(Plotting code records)
○ ○ ○ ○ ○
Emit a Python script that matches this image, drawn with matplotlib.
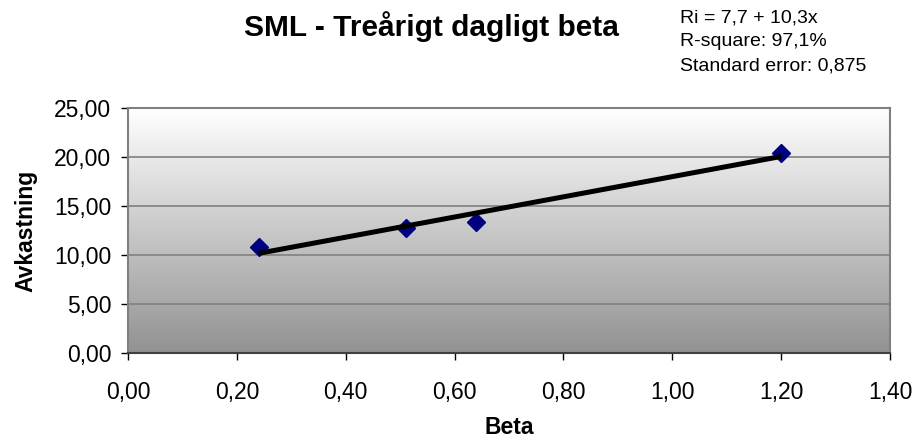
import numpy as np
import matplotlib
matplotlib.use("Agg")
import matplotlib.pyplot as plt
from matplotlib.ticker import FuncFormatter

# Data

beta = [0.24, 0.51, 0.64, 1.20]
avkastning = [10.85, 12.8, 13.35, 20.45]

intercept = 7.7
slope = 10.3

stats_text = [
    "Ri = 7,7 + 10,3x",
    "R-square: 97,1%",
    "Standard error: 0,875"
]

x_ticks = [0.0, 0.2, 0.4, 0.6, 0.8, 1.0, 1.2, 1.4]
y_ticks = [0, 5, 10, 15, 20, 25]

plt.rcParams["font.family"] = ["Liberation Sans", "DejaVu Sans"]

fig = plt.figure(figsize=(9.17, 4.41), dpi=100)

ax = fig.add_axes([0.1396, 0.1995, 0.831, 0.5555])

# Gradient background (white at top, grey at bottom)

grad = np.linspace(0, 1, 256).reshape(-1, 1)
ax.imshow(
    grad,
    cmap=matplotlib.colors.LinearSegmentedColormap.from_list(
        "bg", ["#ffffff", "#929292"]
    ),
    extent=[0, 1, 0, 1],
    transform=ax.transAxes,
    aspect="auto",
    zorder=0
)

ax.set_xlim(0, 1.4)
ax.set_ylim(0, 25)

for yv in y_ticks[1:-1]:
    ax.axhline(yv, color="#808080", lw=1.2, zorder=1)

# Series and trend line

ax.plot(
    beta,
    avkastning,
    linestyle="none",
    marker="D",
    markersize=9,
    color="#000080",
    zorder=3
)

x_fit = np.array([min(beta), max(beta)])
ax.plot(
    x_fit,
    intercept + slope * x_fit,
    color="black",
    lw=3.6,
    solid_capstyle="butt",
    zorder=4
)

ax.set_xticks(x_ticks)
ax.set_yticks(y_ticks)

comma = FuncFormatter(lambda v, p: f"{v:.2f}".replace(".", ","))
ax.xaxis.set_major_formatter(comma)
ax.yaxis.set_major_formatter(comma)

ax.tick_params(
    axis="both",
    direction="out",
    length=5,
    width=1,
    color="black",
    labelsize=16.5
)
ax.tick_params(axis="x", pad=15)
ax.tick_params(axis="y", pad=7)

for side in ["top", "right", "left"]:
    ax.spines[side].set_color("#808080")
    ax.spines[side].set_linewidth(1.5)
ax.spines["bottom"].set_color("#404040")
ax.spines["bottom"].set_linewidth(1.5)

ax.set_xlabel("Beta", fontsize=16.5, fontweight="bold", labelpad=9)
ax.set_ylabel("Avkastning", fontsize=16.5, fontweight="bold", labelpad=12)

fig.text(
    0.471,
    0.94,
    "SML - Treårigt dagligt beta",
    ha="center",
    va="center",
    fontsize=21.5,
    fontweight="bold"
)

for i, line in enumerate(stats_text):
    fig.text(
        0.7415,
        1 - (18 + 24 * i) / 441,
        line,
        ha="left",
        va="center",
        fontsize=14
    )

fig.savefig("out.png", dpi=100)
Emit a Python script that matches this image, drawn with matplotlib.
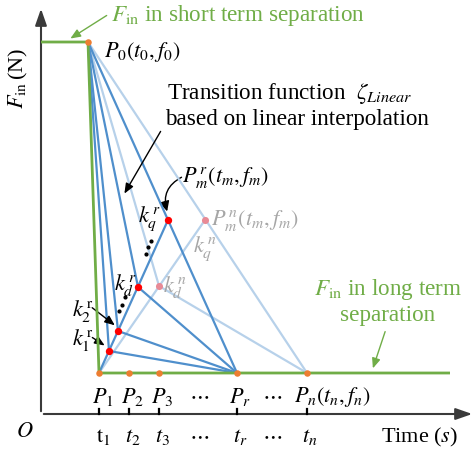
○ ○ ○ ○ ○
EXERCISE PROMPT:
Transcribe the whole listing exactly. Pictures are excluded.

OUTPUT FOR THIS TASK:
Emit a Python script that matches this image, drawn with matplotlib.
import numpy as np
import matplotlib
matplotlib.use("Agg")
import matplotlib.pyplot as plt
from matplotlib.ticker import FuncFormatter

# Data

beta = [0.24, 0.51, 0.64, 1.20]
avkastning = [10.85, 12.8, 13.35, 20.45]

intercept = 7.7
slope = 10.3

stats_text = [
    "Ri = 7,7 + 10,3x",
    "R-square: 97,1%",
    "Standard error: 0,875"
]

x_ticks = [0.0, 0.2, 0.4, 0.6, 0.8, 1.0, 1.2, 1.4]
y_ticks = [0, 5, 10, 15, 20, 25]

plt.rcParams["font.family"] = ["Liberation Sans", "DejaVu Sans"]

fig = plt.figure(figsize=(9.17, 4.41), dpi=100)

ax = fig.add_axes([0.1396, 0.1995, 0.831, 0.5555])

# Gradient background (white at top, grey at bottom)

grad = np.linspace(0, 1, 256).reshape(-1, 1)
ax.imshow(
    grad,
    cmap=matplotlib.colors.LinearSegmentedColormap.from_list(
        "bg", ["#ffffff", "#929292"]
    ),
    extent=[0, 1, 0, 1],
    transform=ax.transAxes,
    aspect="auto",
    zorder=0
)

ax.set_xlim(0, 1.4)
ax.set_ylim(0, 25)

for yv in y_ticks[1:-1]:
    ax.axhline(yv, color="#808080", lw=1.2, zorder=1)

# Series and trend line

ax.plot(
    beta,
    avkastning,
    linestyle="none",
    marker="D",
    markersize=9,
    color="#000080",
    zorder=3
)

x_fit = np.array([min(beta), max(beta)])
ax.plot(
    x_fit,
    intercept + slope * x_fit,
    color="black",
    lw=3.6,
    solid_capstyle="butt",
    zorder=4
)

ax.set_xticks(x_ticks)
ax.set_yticks(y_ticks)

comma = FuncFormatter(lambda v, p: f"{v:.2f}".replace(".", ","))
ax.xaxis.set_major_formatter(comma)
ax.yaxis.set_major_formatter(comma)

ax.tick_params(
    axis="both",
    direction="out",
    length=5,
    width=1,
    color="black",
    labelsize=16.5
)
ax.tick_params(axis="x", pad=15)
ax.tick_params(axis="y", pad=7)

for side in ["top", "right", "left"]:
    ax.spines[side].set_color("#808080")
    ax.spines[side].set_linewidth(1.5)
ax.spines["bottom"].set_color("#404040")
ax.spines["bottom"].set_linewidth(1.5)

ax.set_xlabel("Beta", fontsize=16.5, fontweight="bold", labelpad=9)
ax.set_ylabel("Avkastning", fontsize=16.5, fontweight="bold", labelpad=12)

fig.text(
    0.471,
    0.94,
    "SML - Treårigt dagligt beta",
    ha="center",
    va="center",
    fontsize=21.5,
    fontweight="bold"
)

for i, line in enumerate(stats_text):
    fig.text(
        0.7415,
        1 - (18 + 24 * i) / 441,
        line,
        ha="left",
        va="center",
        fontsize=14
    )

fig.savefig("out.png", dpi=100)
Emit a Python script that matches this image, drawn with matplotlib.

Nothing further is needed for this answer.